Suiter was Snowmass Village’s town manager for much of Jim’s time in office. To Jim, Suiter is one of the best city managers on the Western Slope, if not the state, especially after his experience as a consultant for municipal governments.

“I had all the respect in the world for him, both on the council and then as mayor,” Jim said. “He and I had identified what our roles were very clearly, and I wasn’t the least bit interested in managing the town, and he wasn’t the least bit interested in getting involved in political questions — unless asked. He was just a really squared away guy.”

Though he was out of office for the approval of Base Village, Jim strongly opposed it and at one point called on all of Snowmass’ former mayors to take out advertisements protesting the proposal, which at the time was calling for a bigger development than was eventually approved. The former officials all acquiesced.

Jim and Bianca have served on several of the same boards, although never at the same time.

“I think that Jim and I are the only couple (in Snowmass) who both have been members of the Town Council,” Bianca said.

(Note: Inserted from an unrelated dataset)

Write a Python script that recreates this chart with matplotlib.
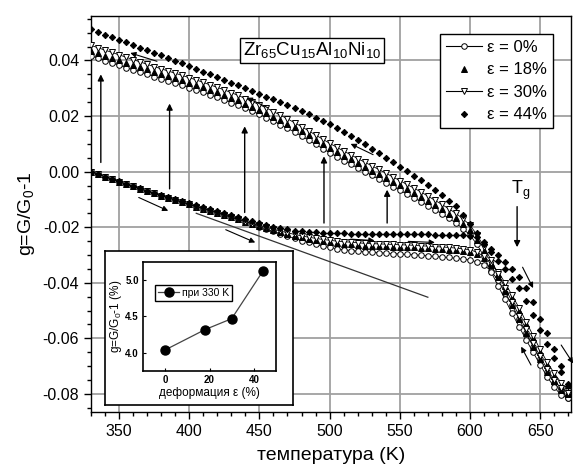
import numpy as np
import matplotlib
matplotlib.use('Agg')
import matplotlib.pyplot as plt
from matplotlib.lines import Line2D

# temperature grid, K (same for heating and cooling branches)
temp = [330, 335, 340, 345, 350, 355, 360, 365, 370, 375, 380, 385, 390, 395, 400,
        405, 410, 415, 420, 425, 430, 435, 440, 445, 450, 455, 460, 465, 470, 475,
        480, 485, 490, 495, 500, 505, 510, 515, 520, 525, 530, 535, 540, 545, 550,
        555, 560, 565, 570, 575, 580, 585, 590, 595, 600, 605, 610, 615, 620, 625,
        630, 635, 640, 645, 650, 655, 660, 665, 670]

# heating branches (lower)
heat_0 = [0.0, -0.0009, -0.0018, -0.0027, -0.0036, -0.0045, -0.0053, -0.0062, -0.0070, -0.0078,
          -0.0086, -0.0094, -0.0102, -0.0110, -0.0118, -0.0126, -0.0133, -0.0141, -0.0148, -0.0156,
          -0.0164, -0.0172, -0.0180, -0.0189, -0.0198, -0.0207, -0.0215, -0.0224, -0.0232, -0.0240,
          -0.0248, -0.0255, -0.0262, -0.0268, -0.0273, -0.0277, -0.0281, -0.0284, -0.0286, -0.0288,
          -0.0290, -0.0292, -0.0293, -0.0295, -0.0296, -0.0298, -0.0299, -0.0301, -0.0303, -0.0305,
          -0.0307, -0.0309, -0.0312, -0.0315, -0.0318, -0.0325, -0.0335, -0.0358, -0.0390, -0.0435,
          -0.0480, -0.0530, -0.0580, -0.0630, -0.0675, -0.0720, -0.0760, -0.0790, -0.0815]
heat_18 = [0.0, -0.0009, -0.0018, -0.0027, -0.0036, -0.0045, -0.0053, -0.0062, -0.0070, -0.0078,
           -0.0086, -0.0094, -0.0102, -0.0110, -0.0118, -0.0126, -0.0133, -0.0141, -0.0148, -0.0156,
           -0.0164, -0.0172, -0.0180, -0.0188, -0.0195, -0.0203, -0.0210, -0.0217, -0.0224, -0.0230,
           -0.0236, -0.0241, -0.0246, -0.0250, -0.0254, -0.0257, -0.0260, -0.0262, -0.0264, -0.0266,
           -0.0267, -0.0268, -0.0269, -0.0270, -0.0271, -0.0272, -0.0273, -0.0275, -0.0276, -0.0278,
           -0.0279, -0.0281, -0.0283, -0.0286, -0.0289, -0.0297, -0.0310, -0.0335, -0.0370, -0.0410,
           -0.0455, -0.0500, -0.0550, -0.0600, -0.0650, -0.0695, -0.0735, -0.0770, -0.0795]
heat_30 = [0.0, -0.0009, -0.0018, -0.0027, -0.0036, -0.0045, -0.0053, -0.0062, -0.0070, -0.0078,
           -0.0086, -0.0094, -0.0102, -0.0110, -0.0118, -0.0126, -0.0133, -0.0141, -0.0148, -0.0156,
           -0.0164, -0.0172, -0.0180, -0.0187, -0.0193, -0.0200, -0.0207, -0.0214, -0.0220, -0.0226,
           -0.0231, -0.0236, -0.0240, -0.0244, -0.0247, -0.0250, -0.0252, -0.0254, -0.0256, -0.0258,
           -0.0259, -0.0260, -0.0261, -0.0262, -0.0263, -0.0264, -0.0265, -0.0267, -0.0268, -0.0270,
           -0.0271, -0.0273, -0.0275, -0.0278, -0.0281, -0.0290, -0.0305, -0.0330, -0.0360, -0.0400,
           -0.0445, -0.0490, -0.0540, -0.0590, -0.0640, -0.0685, -0.0725, -0.0760, -0.0790]
heat_44 = [0.0, -0.0009, -0.0018, -0.0027, -0.0035, -0.0044, -0.0052, -0.0060, -0.0068, -0.0076,
           -0.0083, -0.0091, -0.0098, -0.0106, -0.0113, -0.0120, -0.0127, -0.0134, -0.0141, -0.0148,
           -0.0155, -0.0163, -0.0170, -0.0178, -0.0185, -0.0192, -0.0198, -0.0203, -0.0208, -0.0212,
           -0.0215, -0.0217, -0.0219, -0.0220, -0.0221, -0.0222, -0.0222, -0.0223, -0.0223, -0.0224,
           -0.0224, -0.0224, -0.0225, -0.0225, -0.0225, -0.0226, -0.0226, -0.0226, -0.0226, -0.0227,
           -0.0227, -0.0227, -0.0228, -0.0229, -0.0231, -0.0236, -0.0255, -0.0278, -0.0300, -0.0325,
           -0.0350, -0.0380, -0.0420, -0.0470, -0.0530, -0.0580, -0.0640, -0.0700, -0.0765]

# cooling branches (upper), same temperature grid
cool_0 = [0.0416, 0.0408, 0.0399, 0.0391, 0.0382, 0.0374, 0.0366, 0.0358, 0.0350, 0.0342,
          0.0334, 0.0326, 0.0318, 0.0310, 0.0302, 0.0294, 0.0285, 0.0276, 0.0267, 0.0258,
          0.0248, 0.0238, 0.0228, 0.0217, 0.0206, 0.0194, 0.0182, 0.0169, 0.0156, 0.0142,
          0.0128, 0.0113, 0.0098, 0.0083, 0.0068, 0.0054, 0.0040, 0.0027, 0.0013, 0.0000,
          -0.0013, -0.0027, -0.0040, -0.0054, -0.0067, -0.0081, -0.0094, -0.0108, -0.0122, -0.0137,
          -0.0152, -0.0168, -0.0185, -0.0205, -0.0228, -0.0262, -0.0305, -0.0360, -0.0410, -0.0460,
          -0.0510, -0.0558, -0.0605, -0.0650, -0.0695, -0.0738, -0.0775, -0.0805, -0.0815]
cool_18 = [0.0434, 0.0426, 0.0417, 0.0409, 0.0400, 0.0392, 0.0384, 0.0376, 0.0368, 0.0360,
           0.0352, 0.0344, 0.0336, 0.0328, 0.0320, 0.0312, 0.0303, 0.0294, 0.0285, 0.0276,
           0.0266, 0.0256, 0.0245, 0.0234, 0.0223, 0.0211, 0.0198, 0.0185, 0.0172, 0.0159,
           0.0145, 0.0130, 0.0115, 0.0100, 0.0085, 0.0071, 0.0057, 0.0044, 0.0030, 0.0017,
           0.0004, -0.0009, -0.0022, -0.0036, -0.0049, -0.0063, -0.0076, -0.0090, -0.0105, -0.0120,
           -0.0135, -0.0151, -0.0168, -0.0188, -0.0210, -0.0245, -0.0285, -0.0330, -0.0380, -0.0430,
           -0.0480, -0.0530, -0.0580, -0.0630, -0.0675, -0.0720, -0.0755, -0.0785, -0.0800]
cool_30 = [0.0454, 0.0446, 0.0437, 0.0429, 0.0420, 0.0412, 0.0403, 0.0395, 0.0386, 0.0378,
           0.0370, 0.0362, 0.0354, 0.0346, 0.0338, 0.0330, 0.0321, 0.0312, 0.0303, 0.0294,
           0.0284, 0.0274, 0.0263, 0.0252, 0.0241, 0.0229, 0.0216, 0.0203, 0.0190, 0.0176,
           0.0162, 0.0147, 0.0132, 0.0117, 0.0102, 0.0088, 0.0074, 0.0061, 0.0047, 0.0034,
           0.0021, 0.0008, -0.0005, -0.0019, -0.0032, -0.0046, -0.0059, -0.0073, -0.0088, -0.0103,
           -0.0118, -0.0134, -0.0150, -0.0170, -0.0192, -0.0228, -0.0270, -0.0318, -0.0368, -0.0418,
           -0.0468, -0.0518, -0.0568, -0.0618, -0.0665, -0.0710, -0.0750, -0.0780, -0.0795]
cool_44 = [0.0512, 0.0503, 0.0493, 0.0484, 0.0474, 0.0465, 0.0455, 0.0446, 0.0437, 0.0427,
           0.0418, 0.0408, 0.0399, 0.0390, 0.0380, 0.0370, 0.0360, 0.0350, 0.0340, 0.0330,
           0.0320, 0.0310, 0.0300, 0.0290, 0.0280, 0.0270, 0.0260, 0.0249, 0.0238, 0.0228,
           0.0218, 0.0206, 0.0194, 0.0182, 0.0170, 0.0156, 0.0142, 0.0128, 0.0113, 0.0098,
           0.0083, 0.0067, 0.0050, 0.0034, 0.0018, 0.0002, -0.0015, -0.0031, -0.0048, -0.0066,
           -0.0085, -0.0105, -0.0125, -0.0155, -0.0188, -0.0222, -0.0262, -0.0290, -0.0320, -0.0350,
           -0.0385, -0.0420, -0.0465, -0.0515, -0.0570, -0.0620, -0.0670, -0.0720, -0.0770]

# inset: g at 330 K vs deformation
strain = [0, 18, 30, 44]
g330 = [4.04, 4.32, 4.47, 5.12]

# arrows: (T_tail, g_tail, T_head, g_head)
up_arrows = [(337, 0.0033, 337, 0.0350), (386, -0.0062, 386, 0.0245),
             (439.5, -0.0147, 439.5, 0.0163), (496, -0.0185, 496, 0.0055),
             (541, -0.0185, 541, -0.0065)]
dir_arrows = [(377, 0.0397, 358, 0.0427), (456, 0.0230, 441, 0.0266),
              (531, 0.0061, 515, 0.0100), (364, -0.0093, 385, -0.0141),
              (426, -0.0209, 447, -0.0255), (515, -0.0243, 532, -0.0248),
              (556, -0.0251, 575, -0.0255), (637.5, -0.0344, 645, -0.0419),
              (643.5, -0.0696, 636.5, -0.0630), (665, -0.0624, 673.5, -0.0690)]
tg_arrow = (633.6, -0.0126, 633.6, -0.0272)
tangent_T = [405, 570]
tangent_g = [-0.0150, -0.0452]

plt.rcParams['font.family'] = ['Liberation Sans', 'DejaVu Sans']
plt.rcParams['mathtext.default'] = 'regular'

fig = plt.figure(figsize=(5.73, 4.72), dpi=100)
ax = fig.add_axes([91/573, 60/472, 480/573, 396/472])

styles = [('ε = 0%', heat_0, cool_0, dict(marker='o', mfc='white', ls='-', lw=0.6)),
          ('ε = 18%', heat_18, cool_18, dict(marker='^', mfc='black', ls='none')),
          ('ε = 30%', heat_30, cool_30, dict(marker='v', mfc='white', ls='-', lw=0.6)),
          ('ε = 44%', heat_44, cool_44, dict(marker='D', mfc='black', ls='none'))]

handles = []
for label, h, c, st in styles:
    x = temp + temp[::-1]
    y = h + c[::-1]
    ms = 3.2 if st['marker'] == 'D' else 4.0
    ax.plot(x, y, color='black', mec='black', mew=0.7, ms=ms, zorder=3, **st)
    handles.append(Line2D([], [], color='black', mec='black', mew=0.7, ms=ms,
                          **{**st, 'lw': 0.8} if st['ls'] == '-' else st))

for t0, g0, t1, g1 in up_arrows:
    ax.annotate('', xy=(t1, g1), xytext=(t0, g0),
                arrowprops=dict(arrowstyle='-|>', color='black', lw=1.0,
                                mutation_scale=9, shrinkA=0, shrinkB=0), zorder=4)
for t0, g0, t1, g1 in dir_arrows:
    ax.annotate('', xy=(t1, g1), xytext=(t0, g0),
                arrowprops=dict(arrowstyle='-|>', color='black', lw=0.8,
                                mutation_scale=8, shrinkA=0, shrinkB=0),
                zorder=4, annotation_clip=False)
ax.annotate('', xy=(tg_arrow[2], tg_arrow[3]), xytext=(tg_arrow[0], tg_arrow[1]),
            arrowprops=dict(arrowstyle='-|>', color='black', lw=1.0,
                            mutation_scale=9, shrinkA=0, shrinkB=0), zorder=4)
ax.text(636, -0.0068, 'T$_g$', fontsize=13, ha='center', va='center')
ax.plot(tangent_T, tangent_g, color='#333333', lw=0.9, zorder=2)

ax.set_xlim(330, 672)
ax.set_ylim(-0.0865, 0.056)
ax.set_xticks([350, 400, 450, 500, 550, 600, 650])
ax.set_xticks(np.arange(330, 672, 10), minor=True)
ax.set_yticks([-0.08, -0.06, -0.04, -0.02, 0.00, 0.02, 0.04])
ax.set_yticks(np.arange(-0.085, 0.056, 0.005), minor=True)
ax.set_yticklabels(['-0.08', '-0.06', '-0.04', '-0.02', '0.00', '0.02', '0.04'])
ax.tick_params(direction='out', labelsize=11.5, length=5, width=1)
ax.tick_params(which='minor', direction='out', length=3, width=1)
ax.grid(True, which='major', color='#a0a0a0', lw=1.3, zorder=0)
ax.set_axisbelow(True)
for s in ax.spines.values():
    s.set_linewidth(1.0)
ax.set_xlabel('температура (K)', fontsize=14, labelpad=6)
ax.set_ylabel('g=G/G$_0$-1', fontsize=14, labelpad=4)

leg = ax.legend(handles, [s[0] for s in styles], loc='upper right',
                bbox_to_anchor=(0.9625, 0.9545), borderaxespad=0, fontsize=12,
                fancybox=False, edgecolor='black', framealpha=1, handlelength=2.2,
                handletextpad=0.3, labelspacing=0.45, borderpad=0.35)
leg.get_frame().set_linewidth(1.0)

ax.text(0.46, 0.913, 'Zr$_{65}$Cu$_{15}$Al$_{10}$Ni$_{10}$', transform=ax.transAxes,
        fontsize=13.5, ha='center', va='center', zorder=5,
        bbox=dict(boxstyle='square,pad=0.15', fc='white', ec='black', lw=1.0))

# inset frame and inset plot
box = fig.add_axes([105/573, 67/472, 188/573, 154/472])
box.set_xticks([])
box.set_yticks([])
box.set_facecolor('white')
for s in box.spines.values():
    s.set_linewidth(1.2)

ins = fig.add_axes([143/573, 101/472, 133/573, 109/472])
ins.plot(strain, g330, color='#444444', lw=0.9, marker='o', ms=6.5,
         mfc='black', mec='black', label='при 330 K')
ins.set_xlim(-10, 50)
ins.set_ylim(3.75, 5.25)
ins.set_xticks([0, 20, 40])
ins.set_yticks([4.0, 4.5, 5.0])
ins.set_yticklabels(['4.0', '4.5', '5.0'])
ins.tick_params(direction='in', labelsize=7, length=2.5, width=0.8, pad=3)
for lab in ins.get_xticklabels() + ins.get_yticklabels():
    lab.set_fontweight('bold')
for s in ins.spines.values():
    s.set_linewidth(1.2)
ins.set_xlabel('деформация ε (%)', fontsize=8.5, labelpad=1)
ins.set_ylabel('g=G/G$_0$-1 (%)', fontsize=8.5, labelpad=1)
il = ins.legend(loc='upper left', bbox_to_anchor=(0.09, 0.79), borderaxespad=0,
                fontsize=7.5, fancybox=False, edgecolor='black', framealpha=1,
                handlelength=2.0, handletextpad=0.3, borderpad=0.3)
il.get_frame().set_linewidth(1.0)

fig.savefig('out.png', dpi=100)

Although Jim and Bianca didn’t always agree on what was best for Snowmass Village — they also were divided over the question of an aquatic center being considered in the ’90s — they have the same passion for serving the community.

“You know, Jim and I have lived in this community, our kids were born here, we came here when we were young,” Bianca said. “We love this community, which is one of the reasons why both of us … have been on one committee after another, elected or appointed. We were so lucky to come. It was just sort of a fluke. It is just one of the best places in the world to be.”

The Hookers might have to relocate eventually, but that’s difficult to think about, Bianca said.

“Our whole adult history is in Snowmass,” she said.